> _Given entries_:

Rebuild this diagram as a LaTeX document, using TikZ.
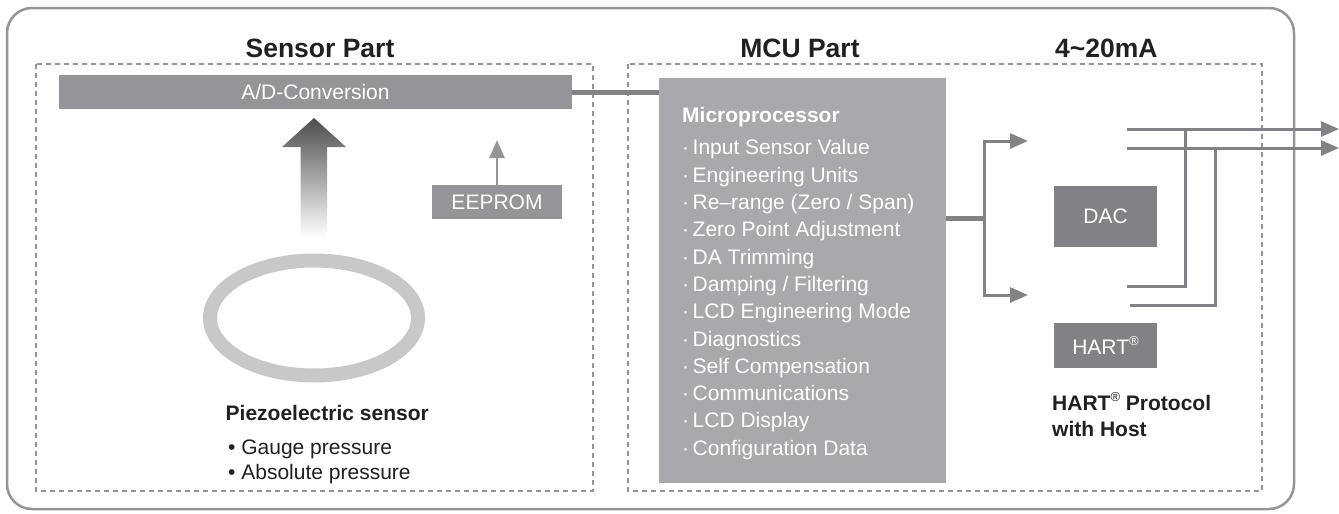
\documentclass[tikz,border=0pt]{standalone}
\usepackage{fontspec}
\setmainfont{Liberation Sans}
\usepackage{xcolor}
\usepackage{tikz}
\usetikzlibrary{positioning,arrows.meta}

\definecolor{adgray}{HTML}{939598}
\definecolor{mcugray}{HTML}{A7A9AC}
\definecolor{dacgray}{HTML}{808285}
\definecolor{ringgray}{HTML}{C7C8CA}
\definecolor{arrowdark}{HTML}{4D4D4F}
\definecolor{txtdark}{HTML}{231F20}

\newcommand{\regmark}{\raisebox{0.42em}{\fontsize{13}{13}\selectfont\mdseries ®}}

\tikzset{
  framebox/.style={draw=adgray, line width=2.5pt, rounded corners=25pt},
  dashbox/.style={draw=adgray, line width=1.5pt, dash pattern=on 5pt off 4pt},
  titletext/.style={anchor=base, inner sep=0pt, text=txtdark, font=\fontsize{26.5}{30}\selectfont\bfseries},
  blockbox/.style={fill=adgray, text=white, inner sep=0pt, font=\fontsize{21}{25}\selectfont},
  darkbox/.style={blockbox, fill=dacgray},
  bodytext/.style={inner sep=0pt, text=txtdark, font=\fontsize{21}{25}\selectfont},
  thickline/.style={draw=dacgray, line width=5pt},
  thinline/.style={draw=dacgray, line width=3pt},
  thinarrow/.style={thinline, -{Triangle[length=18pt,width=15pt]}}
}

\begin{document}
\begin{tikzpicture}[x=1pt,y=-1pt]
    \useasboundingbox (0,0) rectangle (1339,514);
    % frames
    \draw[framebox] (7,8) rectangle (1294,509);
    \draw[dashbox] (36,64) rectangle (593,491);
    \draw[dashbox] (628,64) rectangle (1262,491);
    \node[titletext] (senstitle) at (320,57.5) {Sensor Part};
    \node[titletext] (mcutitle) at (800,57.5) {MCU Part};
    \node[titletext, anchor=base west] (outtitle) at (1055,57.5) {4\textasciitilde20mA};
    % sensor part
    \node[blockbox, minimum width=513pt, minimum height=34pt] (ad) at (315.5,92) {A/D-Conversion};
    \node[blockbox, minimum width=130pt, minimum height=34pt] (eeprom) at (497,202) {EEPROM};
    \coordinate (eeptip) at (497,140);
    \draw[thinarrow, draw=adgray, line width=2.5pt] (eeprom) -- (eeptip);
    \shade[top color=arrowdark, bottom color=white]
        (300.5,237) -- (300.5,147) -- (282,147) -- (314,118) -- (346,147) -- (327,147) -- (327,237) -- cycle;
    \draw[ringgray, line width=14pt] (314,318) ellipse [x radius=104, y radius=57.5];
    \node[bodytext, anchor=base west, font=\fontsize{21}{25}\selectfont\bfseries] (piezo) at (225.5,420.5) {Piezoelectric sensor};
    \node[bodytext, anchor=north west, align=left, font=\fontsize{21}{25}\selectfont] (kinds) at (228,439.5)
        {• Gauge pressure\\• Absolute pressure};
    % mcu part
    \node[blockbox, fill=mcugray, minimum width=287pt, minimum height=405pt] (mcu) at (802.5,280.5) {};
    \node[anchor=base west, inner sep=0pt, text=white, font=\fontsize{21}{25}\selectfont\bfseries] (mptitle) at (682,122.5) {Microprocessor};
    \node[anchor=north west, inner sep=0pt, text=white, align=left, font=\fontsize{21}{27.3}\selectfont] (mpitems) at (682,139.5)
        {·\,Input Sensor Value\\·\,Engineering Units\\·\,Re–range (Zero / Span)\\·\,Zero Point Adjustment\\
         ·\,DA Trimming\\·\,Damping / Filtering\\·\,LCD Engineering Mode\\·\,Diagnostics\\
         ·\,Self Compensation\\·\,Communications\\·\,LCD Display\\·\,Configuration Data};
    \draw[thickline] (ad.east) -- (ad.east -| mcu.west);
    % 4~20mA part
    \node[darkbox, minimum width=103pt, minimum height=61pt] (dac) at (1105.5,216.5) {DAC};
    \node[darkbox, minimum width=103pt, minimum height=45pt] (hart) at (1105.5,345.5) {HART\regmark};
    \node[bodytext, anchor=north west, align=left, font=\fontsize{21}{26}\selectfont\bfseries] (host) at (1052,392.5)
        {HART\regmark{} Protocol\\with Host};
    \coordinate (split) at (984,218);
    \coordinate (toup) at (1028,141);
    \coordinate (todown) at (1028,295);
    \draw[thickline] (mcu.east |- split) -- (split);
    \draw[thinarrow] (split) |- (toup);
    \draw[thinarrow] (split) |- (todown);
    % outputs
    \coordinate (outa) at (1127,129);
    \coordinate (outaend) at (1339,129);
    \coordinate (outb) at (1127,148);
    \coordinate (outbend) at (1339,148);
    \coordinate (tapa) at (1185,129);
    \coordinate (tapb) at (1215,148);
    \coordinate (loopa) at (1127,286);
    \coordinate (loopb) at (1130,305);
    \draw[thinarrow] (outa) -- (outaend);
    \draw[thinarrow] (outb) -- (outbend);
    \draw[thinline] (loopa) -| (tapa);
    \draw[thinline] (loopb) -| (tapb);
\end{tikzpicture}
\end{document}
---
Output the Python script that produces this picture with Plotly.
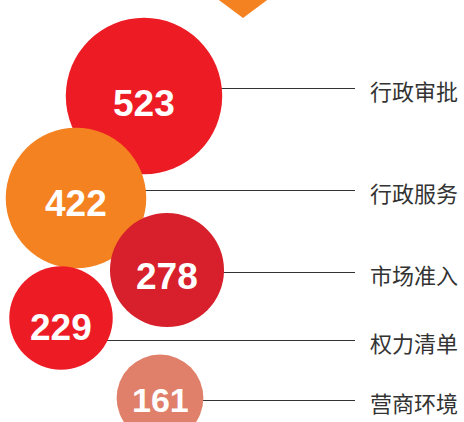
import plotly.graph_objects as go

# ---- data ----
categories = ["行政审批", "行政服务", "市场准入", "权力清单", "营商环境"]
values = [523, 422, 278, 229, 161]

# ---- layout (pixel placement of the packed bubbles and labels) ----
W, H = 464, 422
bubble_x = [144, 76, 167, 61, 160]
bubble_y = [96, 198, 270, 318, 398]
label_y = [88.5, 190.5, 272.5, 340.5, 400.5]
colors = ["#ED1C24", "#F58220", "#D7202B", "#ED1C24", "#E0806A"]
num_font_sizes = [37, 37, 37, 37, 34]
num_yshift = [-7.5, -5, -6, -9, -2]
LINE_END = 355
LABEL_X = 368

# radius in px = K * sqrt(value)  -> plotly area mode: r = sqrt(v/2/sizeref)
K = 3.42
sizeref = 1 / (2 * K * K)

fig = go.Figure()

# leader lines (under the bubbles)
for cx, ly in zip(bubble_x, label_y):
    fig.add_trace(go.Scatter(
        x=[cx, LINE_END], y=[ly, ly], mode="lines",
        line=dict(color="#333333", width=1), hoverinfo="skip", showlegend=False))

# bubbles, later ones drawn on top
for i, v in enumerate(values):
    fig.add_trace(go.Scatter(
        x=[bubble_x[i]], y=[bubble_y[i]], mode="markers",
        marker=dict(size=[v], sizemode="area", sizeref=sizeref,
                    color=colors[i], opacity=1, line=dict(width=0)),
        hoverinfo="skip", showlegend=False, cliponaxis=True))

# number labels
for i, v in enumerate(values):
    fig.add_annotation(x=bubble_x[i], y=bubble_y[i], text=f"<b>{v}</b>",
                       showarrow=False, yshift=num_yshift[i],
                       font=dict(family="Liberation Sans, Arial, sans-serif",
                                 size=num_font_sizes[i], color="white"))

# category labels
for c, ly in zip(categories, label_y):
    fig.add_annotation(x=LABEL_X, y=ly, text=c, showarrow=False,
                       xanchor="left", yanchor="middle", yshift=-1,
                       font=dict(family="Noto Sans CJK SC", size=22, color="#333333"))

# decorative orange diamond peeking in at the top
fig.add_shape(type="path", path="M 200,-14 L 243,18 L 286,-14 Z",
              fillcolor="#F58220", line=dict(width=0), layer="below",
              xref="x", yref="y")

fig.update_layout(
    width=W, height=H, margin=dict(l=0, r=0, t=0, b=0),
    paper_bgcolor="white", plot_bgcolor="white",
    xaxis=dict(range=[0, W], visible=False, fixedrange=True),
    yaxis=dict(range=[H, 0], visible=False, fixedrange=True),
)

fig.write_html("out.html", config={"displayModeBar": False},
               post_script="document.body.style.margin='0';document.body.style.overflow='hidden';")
* * *
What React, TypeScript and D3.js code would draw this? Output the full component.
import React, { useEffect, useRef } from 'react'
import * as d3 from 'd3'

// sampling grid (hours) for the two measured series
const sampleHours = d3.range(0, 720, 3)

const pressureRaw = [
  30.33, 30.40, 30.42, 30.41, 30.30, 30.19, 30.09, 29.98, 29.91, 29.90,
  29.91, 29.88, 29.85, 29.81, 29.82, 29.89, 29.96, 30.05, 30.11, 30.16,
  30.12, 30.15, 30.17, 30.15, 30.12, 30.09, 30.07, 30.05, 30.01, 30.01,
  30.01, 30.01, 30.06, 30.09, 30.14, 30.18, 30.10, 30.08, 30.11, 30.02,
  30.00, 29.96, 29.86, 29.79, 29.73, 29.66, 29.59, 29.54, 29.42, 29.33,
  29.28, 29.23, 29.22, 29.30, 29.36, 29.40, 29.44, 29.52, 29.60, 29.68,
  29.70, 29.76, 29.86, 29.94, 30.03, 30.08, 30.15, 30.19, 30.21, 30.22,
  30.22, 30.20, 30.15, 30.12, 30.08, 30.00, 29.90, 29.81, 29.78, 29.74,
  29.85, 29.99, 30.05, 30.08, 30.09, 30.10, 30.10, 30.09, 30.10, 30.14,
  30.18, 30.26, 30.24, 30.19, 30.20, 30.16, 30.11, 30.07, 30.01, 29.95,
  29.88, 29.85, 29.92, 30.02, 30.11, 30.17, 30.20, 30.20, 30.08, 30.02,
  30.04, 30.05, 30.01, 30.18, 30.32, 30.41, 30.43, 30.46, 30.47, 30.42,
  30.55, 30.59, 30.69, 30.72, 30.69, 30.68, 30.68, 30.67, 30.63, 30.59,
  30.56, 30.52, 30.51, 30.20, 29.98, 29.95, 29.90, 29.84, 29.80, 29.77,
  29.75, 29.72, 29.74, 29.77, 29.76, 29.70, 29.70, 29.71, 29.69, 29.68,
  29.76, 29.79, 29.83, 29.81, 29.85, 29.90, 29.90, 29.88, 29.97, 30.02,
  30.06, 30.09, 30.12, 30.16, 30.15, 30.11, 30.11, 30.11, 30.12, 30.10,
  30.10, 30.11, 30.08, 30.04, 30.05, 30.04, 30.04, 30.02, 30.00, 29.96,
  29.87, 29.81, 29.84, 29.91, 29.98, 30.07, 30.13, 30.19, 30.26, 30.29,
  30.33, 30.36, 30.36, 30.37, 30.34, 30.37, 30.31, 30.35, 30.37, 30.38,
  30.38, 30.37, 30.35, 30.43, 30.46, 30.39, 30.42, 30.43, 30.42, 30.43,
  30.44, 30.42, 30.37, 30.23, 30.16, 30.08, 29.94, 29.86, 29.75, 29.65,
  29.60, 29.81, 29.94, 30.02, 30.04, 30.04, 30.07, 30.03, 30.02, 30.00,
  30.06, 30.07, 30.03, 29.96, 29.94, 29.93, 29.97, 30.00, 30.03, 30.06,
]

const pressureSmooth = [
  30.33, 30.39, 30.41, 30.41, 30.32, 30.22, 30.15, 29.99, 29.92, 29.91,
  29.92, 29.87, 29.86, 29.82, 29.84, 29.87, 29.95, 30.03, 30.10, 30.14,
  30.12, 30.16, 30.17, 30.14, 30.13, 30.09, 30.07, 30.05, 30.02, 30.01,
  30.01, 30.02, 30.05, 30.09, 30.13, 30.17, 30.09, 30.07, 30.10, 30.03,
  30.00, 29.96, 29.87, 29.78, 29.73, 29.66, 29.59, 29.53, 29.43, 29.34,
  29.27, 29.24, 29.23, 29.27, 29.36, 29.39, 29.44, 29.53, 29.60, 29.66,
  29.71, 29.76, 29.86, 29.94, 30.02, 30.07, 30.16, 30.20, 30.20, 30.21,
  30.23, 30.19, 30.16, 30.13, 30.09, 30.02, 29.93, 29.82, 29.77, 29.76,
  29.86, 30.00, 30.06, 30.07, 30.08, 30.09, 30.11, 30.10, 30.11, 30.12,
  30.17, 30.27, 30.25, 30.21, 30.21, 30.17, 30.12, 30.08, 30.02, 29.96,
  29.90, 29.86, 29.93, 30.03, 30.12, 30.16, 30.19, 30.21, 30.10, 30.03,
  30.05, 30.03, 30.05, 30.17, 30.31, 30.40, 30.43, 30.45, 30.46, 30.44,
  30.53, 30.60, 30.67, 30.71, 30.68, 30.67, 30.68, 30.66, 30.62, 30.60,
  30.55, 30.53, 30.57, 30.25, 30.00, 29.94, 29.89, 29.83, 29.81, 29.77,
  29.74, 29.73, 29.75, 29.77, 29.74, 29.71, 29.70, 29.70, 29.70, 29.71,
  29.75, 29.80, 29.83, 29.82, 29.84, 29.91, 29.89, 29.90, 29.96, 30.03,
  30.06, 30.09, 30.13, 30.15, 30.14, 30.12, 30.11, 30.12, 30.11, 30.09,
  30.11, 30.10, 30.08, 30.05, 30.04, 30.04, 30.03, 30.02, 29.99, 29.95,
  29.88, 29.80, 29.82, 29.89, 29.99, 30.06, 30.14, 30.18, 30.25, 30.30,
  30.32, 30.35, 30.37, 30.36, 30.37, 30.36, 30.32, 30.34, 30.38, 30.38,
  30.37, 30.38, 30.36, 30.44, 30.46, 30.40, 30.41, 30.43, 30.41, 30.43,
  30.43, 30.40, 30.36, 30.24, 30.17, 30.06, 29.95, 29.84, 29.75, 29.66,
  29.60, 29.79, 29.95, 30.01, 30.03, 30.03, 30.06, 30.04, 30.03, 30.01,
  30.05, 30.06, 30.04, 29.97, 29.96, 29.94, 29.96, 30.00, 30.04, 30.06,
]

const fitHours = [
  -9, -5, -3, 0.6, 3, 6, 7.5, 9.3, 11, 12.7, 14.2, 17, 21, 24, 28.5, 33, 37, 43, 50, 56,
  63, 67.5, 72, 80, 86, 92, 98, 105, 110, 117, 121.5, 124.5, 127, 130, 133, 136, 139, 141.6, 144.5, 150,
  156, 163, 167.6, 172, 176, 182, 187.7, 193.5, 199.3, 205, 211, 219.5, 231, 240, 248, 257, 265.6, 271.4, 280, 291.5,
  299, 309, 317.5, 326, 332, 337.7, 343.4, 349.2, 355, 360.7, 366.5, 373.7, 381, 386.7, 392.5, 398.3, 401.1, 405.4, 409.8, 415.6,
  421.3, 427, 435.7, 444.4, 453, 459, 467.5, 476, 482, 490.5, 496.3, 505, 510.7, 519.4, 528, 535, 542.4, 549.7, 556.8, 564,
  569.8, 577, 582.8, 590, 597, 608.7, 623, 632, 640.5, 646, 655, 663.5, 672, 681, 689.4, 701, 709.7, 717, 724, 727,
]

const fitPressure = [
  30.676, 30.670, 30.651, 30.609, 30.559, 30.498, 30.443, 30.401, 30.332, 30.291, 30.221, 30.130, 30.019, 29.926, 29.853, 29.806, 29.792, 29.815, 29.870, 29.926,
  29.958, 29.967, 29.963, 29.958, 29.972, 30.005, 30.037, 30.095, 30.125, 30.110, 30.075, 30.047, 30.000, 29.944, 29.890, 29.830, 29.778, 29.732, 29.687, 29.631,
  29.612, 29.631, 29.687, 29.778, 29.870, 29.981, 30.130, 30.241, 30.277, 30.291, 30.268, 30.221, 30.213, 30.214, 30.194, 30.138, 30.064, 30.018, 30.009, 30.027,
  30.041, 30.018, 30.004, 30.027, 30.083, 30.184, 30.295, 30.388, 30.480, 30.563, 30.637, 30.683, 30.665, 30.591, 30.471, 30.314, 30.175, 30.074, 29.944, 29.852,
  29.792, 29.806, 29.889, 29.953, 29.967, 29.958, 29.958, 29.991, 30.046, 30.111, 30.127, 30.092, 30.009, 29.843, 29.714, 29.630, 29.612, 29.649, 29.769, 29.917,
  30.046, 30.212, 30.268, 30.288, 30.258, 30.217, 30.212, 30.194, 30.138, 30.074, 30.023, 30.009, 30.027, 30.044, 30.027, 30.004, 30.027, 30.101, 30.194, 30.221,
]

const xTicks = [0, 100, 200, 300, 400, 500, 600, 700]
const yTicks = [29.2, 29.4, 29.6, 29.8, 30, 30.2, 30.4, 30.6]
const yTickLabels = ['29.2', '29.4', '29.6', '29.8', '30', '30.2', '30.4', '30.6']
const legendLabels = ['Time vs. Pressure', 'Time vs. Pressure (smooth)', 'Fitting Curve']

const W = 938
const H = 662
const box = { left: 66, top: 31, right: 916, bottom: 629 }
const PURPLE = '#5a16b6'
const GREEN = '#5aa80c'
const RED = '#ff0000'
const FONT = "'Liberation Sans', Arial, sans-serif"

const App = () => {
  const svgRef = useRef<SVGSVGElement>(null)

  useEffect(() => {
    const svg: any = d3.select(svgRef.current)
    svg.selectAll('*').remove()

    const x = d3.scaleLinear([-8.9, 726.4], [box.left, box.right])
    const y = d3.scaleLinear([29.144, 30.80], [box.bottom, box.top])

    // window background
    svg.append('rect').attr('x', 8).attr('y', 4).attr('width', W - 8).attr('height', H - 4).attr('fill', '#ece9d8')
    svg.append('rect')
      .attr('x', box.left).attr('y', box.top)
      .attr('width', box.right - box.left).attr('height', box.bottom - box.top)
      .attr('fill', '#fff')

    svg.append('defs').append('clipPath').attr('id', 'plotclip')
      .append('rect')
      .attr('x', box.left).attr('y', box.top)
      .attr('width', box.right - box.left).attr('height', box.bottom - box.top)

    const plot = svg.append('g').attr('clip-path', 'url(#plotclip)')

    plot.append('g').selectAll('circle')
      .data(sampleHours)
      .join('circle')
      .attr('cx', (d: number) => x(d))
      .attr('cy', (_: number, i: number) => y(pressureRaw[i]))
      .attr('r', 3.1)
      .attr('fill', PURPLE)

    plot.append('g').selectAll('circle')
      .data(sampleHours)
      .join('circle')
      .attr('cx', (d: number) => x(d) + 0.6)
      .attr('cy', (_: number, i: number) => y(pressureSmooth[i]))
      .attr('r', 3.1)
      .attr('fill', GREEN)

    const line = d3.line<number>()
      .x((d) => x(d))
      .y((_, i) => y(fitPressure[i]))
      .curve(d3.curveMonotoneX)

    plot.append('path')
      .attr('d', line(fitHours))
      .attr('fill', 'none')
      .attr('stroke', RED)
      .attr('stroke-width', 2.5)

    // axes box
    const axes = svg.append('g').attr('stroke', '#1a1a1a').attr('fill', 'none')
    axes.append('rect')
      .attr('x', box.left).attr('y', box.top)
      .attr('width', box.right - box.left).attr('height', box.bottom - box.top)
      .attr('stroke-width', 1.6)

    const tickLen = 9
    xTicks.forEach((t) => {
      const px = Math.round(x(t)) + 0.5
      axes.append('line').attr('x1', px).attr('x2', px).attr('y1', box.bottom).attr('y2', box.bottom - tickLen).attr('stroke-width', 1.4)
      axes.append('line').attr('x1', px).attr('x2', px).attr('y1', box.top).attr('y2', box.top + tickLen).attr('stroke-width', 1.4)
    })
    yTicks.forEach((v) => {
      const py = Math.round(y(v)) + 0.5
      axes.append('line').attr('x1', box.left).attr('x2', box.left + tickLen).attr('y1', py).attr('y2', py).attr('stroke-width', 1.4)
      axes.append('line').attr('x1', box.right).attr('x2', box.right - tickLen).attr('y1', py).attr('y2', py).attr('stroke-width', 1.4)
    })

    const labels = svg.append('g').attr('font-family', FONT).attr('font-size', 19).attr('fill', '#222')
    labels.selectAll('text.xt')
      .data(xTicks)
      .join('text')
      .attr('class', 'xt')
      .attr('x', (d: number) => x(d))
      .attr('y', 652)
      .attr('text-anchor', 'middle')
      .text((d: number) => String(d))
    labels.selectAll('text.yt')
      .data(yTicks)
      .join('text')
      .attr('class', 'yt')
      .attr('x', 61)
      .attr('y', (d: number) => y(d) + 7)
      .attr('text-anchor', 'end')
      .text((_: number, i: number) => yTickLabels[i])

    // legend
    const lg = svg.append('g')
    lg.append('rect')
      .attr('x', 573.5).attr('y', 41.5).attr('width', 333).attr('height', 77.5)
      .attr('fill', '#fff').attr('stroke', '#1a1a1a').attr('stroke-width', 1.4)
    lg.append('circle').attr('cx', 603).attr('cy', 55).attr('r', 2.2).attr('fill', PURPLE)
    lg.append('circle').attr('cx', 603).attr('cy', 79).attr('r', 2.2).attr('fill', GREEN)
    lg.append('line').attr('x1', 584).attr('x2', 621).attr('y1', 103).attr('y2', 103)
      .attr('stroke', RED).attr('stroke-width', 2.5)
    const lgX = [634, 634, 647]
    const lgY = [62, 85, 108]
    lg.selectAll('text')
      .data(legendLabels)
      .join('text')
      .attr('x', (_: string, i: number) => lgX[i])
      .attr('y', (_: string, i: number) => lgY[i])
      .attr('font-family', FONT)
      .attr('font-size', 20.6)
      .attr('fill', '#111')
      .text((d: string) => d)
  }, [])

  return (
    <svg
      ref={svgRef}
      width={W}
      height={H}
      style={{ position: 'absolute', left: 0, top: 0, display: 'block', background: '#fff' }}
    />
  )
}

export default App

> _Instructions for the task_: Transcribe the lines between the one holding "Output the Python" and the one holding "fig = go.Figure()", inclusive, and leave out any pictures.

> _Answer to the problem_:
Output the Python script that produces this picture with Plotly.
import plotly.graph_objects as go

# ---- data ----
categories = ["行政审批", "行政服务", "市场准入", "权力清单", "营商环境"]
values = [523, 422, 278, 229, 161]

# ---- layout (pixel placement of the packed bubbles and labels) ----
W, H = 464, 422
bubble_x = [144, 76, 167, 61, 160]
bubble_y = [96, 198, 270, 318, 398]
label_y = [88.5, 190.5, 272.5, 340.5, 400.5]
colors = ["#ED1C24", "#F58220", "#D7202B", "#ED1C24", "#E0806A"]
num_font_sizes = [37, 37, 37, 37, 34]
num_yshift = [-7.5, -5, -6, -9, -2]
LINE_END = 355
LABEL_X = 368

# radius in px = K * sqrt(value)  -> plotly area mode: r = sqrt(v/2/sizeref)
K = 3.42
sizeref = 1 / (2 * K * K)

fig = go.Figure()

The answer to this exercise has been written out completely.